Apa pesan ustadz kepada umat, kepada ulama dan pemerintah
Kepada ulama, mari jangan berhenti-berhenti untuk dakwah; da’wah bil hal, da’wah bil lisan untuk selalu menyuarakan amar ma’ruf nahin munkar. Nah, amar ma’ruf nahi munkar
itu pasti beda, tapi yang kita pahami orang yang beda itu harus
dihormati. Kalau dihormati betul, tidak ada amar ma’ruf nahi munkar,
semua menuju kepada kerusakan.
Seperti
debat di TV katanya kita harus menghormati perbedaan, lho perbedaannya
apa dulu? Harusnya ditanya antum tahu tidak yang namanya maksiat? Lady
Gaga itu icon maksiat, antum tahu tidak maksiat? Kalau anda tahu
maksiat, lalu anda dukung maksiat, anda siapa? Kalau saya mendukung
ketaatan, definisi ketaatan itu apa? Antum mungkin mengatakan saya orang
taat, tapi kok dukung maksiat, ya tidak bisa, itu perlu diluruskan.

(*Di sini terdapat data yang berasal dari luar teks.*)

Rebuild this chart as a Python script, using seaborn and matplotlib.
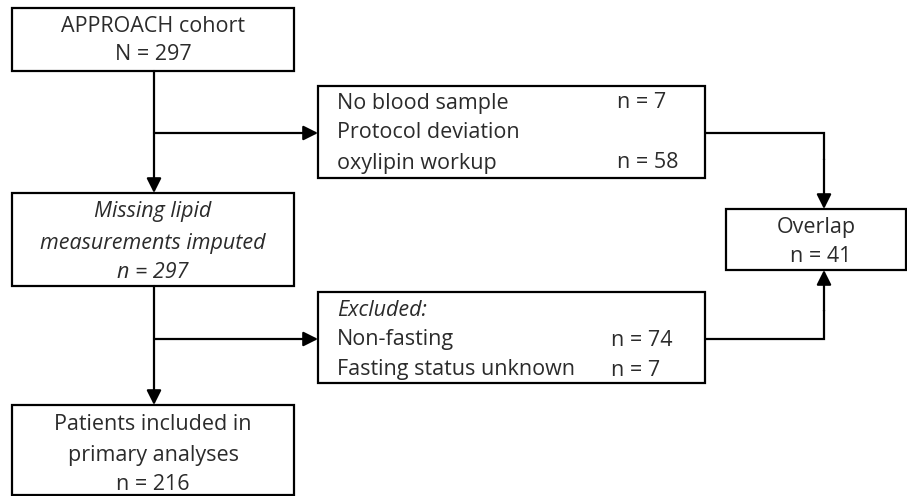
#!/usr/bin/env python3
"""
APPROACH 队列流程图
"""

import matplotlib.pyplot as plt
import seaborn as sns
from matplotlib.patches import Rectangle

sns.set_theme(style='white')
plt.rcParams['font.family'] = ['Open Sans', 'DejaVu Sans']

# 数据
cohort_label = ['APPROACH cohort']
cohort_n = 297
imputed_label = ['Missing lipid', 'measurements imputed']
imputed_n = 297
excl1_labels = ['No blood sample', 'Protocol deviation', 'oxylipin workup']
excl1_counts = [7, None, 58]
excl2_title = 'Excluded:'
excl2_labels = ['Non-fasting', 'Fasting status unknown']
excl2_counts = [74, 7]
overlap_label = 'Overlap'
overlap_n = 41
final_label = ['Patients included in', 'primary analyses']
final_n = 216

TXT = '#2b2b2b'
LW = 1.6
FS = 15.5

fig = plt.figure(figsize=(9.07, 4.96), dpi=100)
ax = fig.add_axes([0, 0, 1, 1])
ax.set_xlim(0, 907)
ax.set_ylim(496, 0)
ax.axis('off')


def box(x0, y0, x1, y1):
    ax.add_patch(Rectangle((x0, y0), x1 - x0, y1 - y0, fill=False,
                           edgecolor='black', linewidth=LW))


def arrow(x0, y0, x1, y1):
    ax.annotate('', xy=(x1, y1), xytext=(x0, y0),
                arrowprops=dict(arrowstyle='-|>', color='black', lw=LW,
                                mutation_scale=22, shrinkA=0, shrinkB=0))


def line(xs, ys):
    ax.plot(xs, ys, color='black', lw=LW, solid_capstyle='butt',
            solid_joinstyle='miter')


# 主框
box(12, 8, 294, 71)
ax.text(153, 27, cohort_label[0], ha='center', va='center', fontsize=FS, color=TXT)
ax.text(153, 55, f'N = {cohort_n}', ha='center', va='center', fontsize=FS, color=TXT)

box(12, 193, 294, 286)
ax.text(153, 212, imputed_label[0], ha='center', va='center', fontsize=FS, color=TXT, style='italic')
ax.text(153, 243, imputed_label[1], ha='center', va='center', fontsize=FS, color=TXT, style='italic')
ax.text(153, 272, f'n = {imputed_n}', ha='center', va='center', fontsize=FS, color=TXT, style='italic')

box(12, 405, 294, 495)
ax.text(153, 424, final_label[0], ha='center', va='center', fontsize=FS, color=TXT)
ax.text(153, 455, final_label[1], ha='center', va='center', fontsize=FS, color=TXT)
ax.text(153, 484, f'n = {final_n}', ha='center', va='center', fontsize=FS, color=TXT)

# 排除框 1
box(318, 86, 705, 178)
for i, (lab, cnt) in enumerate(zip(excl1_labels, excl1_counts)):
    y = 103 + i * 30
    ax.text(337, y, lab, ha='left', va='center', fontsize=FS, color=TXT)
    if cnt is not None:
        ax.text(617, y, f'n = {cnt}', ha='left', va='center', fontsize=FS, color=TXT)

# 排除框 2
box(318, 292, 705, 383)
ax.text(337, 310, excl2_title, ha='left', va='center', fontsize=FS, color=TXT, style='italic')
for i, (lab, cnt) in enumerate(zip(excl2_labels, excl2_counts)):
    y = 340 + i * 30
    ax.text(337, y, lab, ha='left', va='center', fontsize=FS, color=TXT)
    ax.text(611, y, f'n = {cnt}', ha='left', va='center', fontsize=FS, color=TXT)

# 重叠框
box(726, 209, 906, 270)
ax.text(816, 227, overlap_label, ha='center', va='center', fontsize=FS, color=TXT)
ax.text(821, 257, f'n = {overlap_n}', ha='center', va='center', fontsize=FS, color=TXT)

# 连接线
arrow(154, 71, 154, 193)
arrow(154, 133, 318, 133)
arrow(154, 286, 154, 405)
arrow(154, 339, 318, 339)

line([705, 824, 824], [133, 133, 160])
arrow(824, 159, 824, 209)
line([705, 824, 824], [339, 339, 310])
arrow(824, 311, 824, 270)

plt.savefig('out.png', dpi=100)
plt.close()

Kepada umat, harus sabar, doa yang paling simpel itu; allahumma baarik lanaa fiimaa razaqtanaa wa qinaa ‘adzabannaar
, ya Allah berikanlah berkah pada rizkiku, yang miskin itu juga berdoa
seperti itu sebab kemiskinan itu rizki, semoga Allah memberikan
kesabaran.
Harusnya
pejabat kita; menteri, presiden juga doanya seperti itu agar hartanya,
jabatannya, keluarganya tidak mengantarkannya ke neraka. Kenapa
korupsi itu ada? Karena tidak berkah hartanya, tidak berkah
Terakhir apa nasehat ustadz untuk pemerintah yang saat ini tidak menerapkan hukum Islam?
Dia harus ngaji, laa ikraaha fid diin, qad tabayyanar rusydu minal ghay, tidak ada paksaan dalam agama, tapi jalan yang lurus dan jalan yang sesat sudah jelas.
Jadi pemerintah harus ngaji, kalau ngundang guru jangan yang ketawa haha hihi...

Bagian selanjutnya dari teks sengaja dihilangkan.